The Americans discussed this last year with the fourth amendment.

It says that you need a general warrant to go into someone’s house and ask them for specific things. Basically their information or their data.

They discussed last year in Congress whether the fourth amendment applies to non-US citizens, over this data that American companies have on them. And it was agreed that the fourth amendment didn’t protect them.

That means that 95% of the world, access to the information of those who use Microsoft, Google, Apple, Facebook, you know everything we use is stored somewhere, you don’t own it.

So who owns it if I send you a personal text message? Who owns the content of that message?

It’s a good question, you know, and it obviously hasn’t been answered.

Actually everything you’re doing in virtual space is under the illusion of privacy, but it’s completely public. Just as it is in the real world.

This idea that Internet is ours. It isn’t ours. It’s all privately owned. It’s the most capitalist thing, actually, that exists.

How will Data Shadow make people think about all these ideas?

So it’s an installation within a shipping container in All Saints Garden in Cambridge.

Incredibly personal information is going being taken from you, and it’s sent out in different ways.
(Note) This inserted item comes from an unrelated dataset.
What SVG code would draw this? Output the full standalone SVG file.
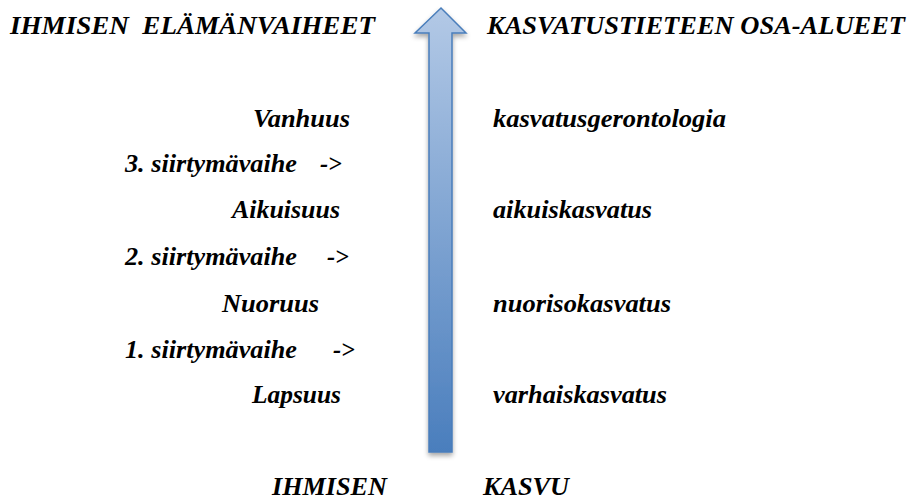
<svg xmlns="http://www.w3.org/2000/svg" width="912" height="500" viewBox="0 0 912 500">
<style>
text{font-family:"Liberation Serif","Times New Roman",serif;font-weight:bold;font-style:italic;font-size:26px;fill:#000}
.h{font-size:25px}
</style>
<defs>
<linearGradient id="g" x1="0" y1="0" x2="0" y2="1">
<stop offset="0" stop-color="#b3c9e6"/>
<stop offset="1" stop-color="#4a7ebd"/>
</linearGradient>
<filter id="sh" x="-50%" y="-10%" width="200%" height="120%">
<feGaussianBlur in="SourceAlpha" stdDeviation="2.5"/>
<feOffset dx="0" dy="3" result="b"/>
<feComponentTransfer><feFuncA type="linear" slope="0.35"/></feComponentTransfer>
<feMerge><feMergeNode/><feMergeNode in="SourceGraphic"/></feMerge>
</filter>
</defs>
<g id="connectors">
<path id="arrow" d="M441,8 L466,33 L452,33 L452,452 L429,452 L429,33 L415,33 Z" fill="url(#g)" stroke="#4a7ebb" stroke-width="1.5" filter="url(#sh)"/>
</g>
<g id="headers">
<text class="h" x="10" y="34" textLength="365" lengthAdjust="spacingAndGlyphs" xml:space="preserve">IHMISEN  ELÄMÄNVAIHEET</text>
<text class="h" x="487" y="34" textLength="418" lengthAdjust="spacingAndGlyphs">KASVATUSTIETEEN OSA-ALUEET</text>
</g>
<g id="vanhuus"><text x="253" y="127" textLength="97" lengthAdjust="spacingAndGlyphs">Vanhuus</text></g>
<g id="siirtyma3"><text x="125" y="172" textLength="172" lengthAdjust="spacingAndGlyphs">3. siirtymävaihe</text><text x="320" y="172" textLength="22" lengthAdjust="spacingAndGlyphs">-&gt;</text></g>
<g id="aikuisuus"><text x="232" y="218" textLength="108" lengthAdjust="spacingAndGlyphs">Aikuisuus</text></g>
<g id="siirtyma2"><text x="125" y="265" textLength="172" lengthAdjust="spacingAndGlyphs">2. siirtymävaihe</text><text x="327" y="265" textLength="22" lengthAdjust="spacingAndGlyphs">-&gt;</text></g>
<g id="nuoruus"><text x="222" y="312" textLength="97" lengthAdjust="spacingAndGlyphs">Nuoruus</text></g>
<g id="siirtyma1"><text x="125" y="358" textLength="172" lengthAdjust="spacingAndGlyphs">1. siirtymävaihe</text><text x="333" y="358" textLength="22" lengthAdjust="spacingAndGlyphs">-&gt;</text></g>
<g id="lapsuus"><text x="252" y="403" textLength="89" lengthAdjust="spacingAndGlyphs">Lapsuus</text></g>
<g id="gerontologia"><text x="493" y="127" textLength="233" lengthAdjust="spacingAndGlyphs">kasvatusgerontologia</text></g>
<g id="aikuiskasvatus"><text x="493" y="218" textLength="159" lengthAdjust="spacingAndGlyphs">aikuiskasvatus</text></g>
<g id="nuorisokasvatus"><text x="493" y="312" textLength="178" lengthAdjust="spacingAndGlyphs">nuorisokasvatus</text></g>
<g id="varhaiskasvatus"><text x="493" y="403" textLength="174" lengthAdjust="spacingAndGlyphs">varhaiskasvatus</text></g>
<g id="kasvu"><text class="h" x="272" y="495" textLength="115" lengthAdjust="spacingAndGlyphs">IHMISEN</text><text class="h" x="483" y="495" textLength="86" lengthAdjust="spacingAndGlyphs">KASVU</text></g>
</svg>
It’s only one person at a time. If you’ve got nothing to hide, let’s actually see if you’ve got nothing to hide.

We are trying to make it so it’s actually the most embarrassing pictures that we can find; in term of text messages it’s likely to be the most recent.

For example, you’re told to make a phone call to your other half, or ideally your mum… I don’t want to say too much.

It’s about bringing you face to face with your information, because ethically you have given us permission to see it but it isn’t clear at all what’s going to happen.

The Data Shadow holding page plays ominous messages. Pic: Data Shadow.
The Data Shadow holding page plays ominous messages. Pic: Data Shadow.

Will there be an online part to the project?

You have to wait until the 26th when the website‘s goes live (www.datashadow.com). I don’t want to tell you too much, but by clicking through we take all your digital information, and that’s a whole other part of it.

How do you want to make people who take part in Data Shadow feel?

I hope angry. I hope annoyed. I hope frustrated. And I hope people have an issue with us. I hope some people will say ‘it’s not cool of you to have done that’.

If you’ve got an issue with this, then really you do have an issue with the privacy related to it. It’s just that no one confronts you; why do you carry on letting the laws continue to be significantly worse as each year passes?

Do you think data security will become more of a theme on the art scene?

I would hope so. The ethical line of this is a very big question for the project. Is it okay for us to be doing this? I would argue yes, it’s in the public interest. But you know, if someone then questions what I just did, if their very upset about something, then actually I might have to stop.

Mark Farid’s Data Shadow installation will be open to the public between 7 October and 1 November at All Saints Garden, Trinity Street, CB2 1TQ. The project is part of the Cambridge Festival of Ideas and was commissioned by Collusion in partnership with The Technology Partnership, the University of Cambridge and Arts Council England.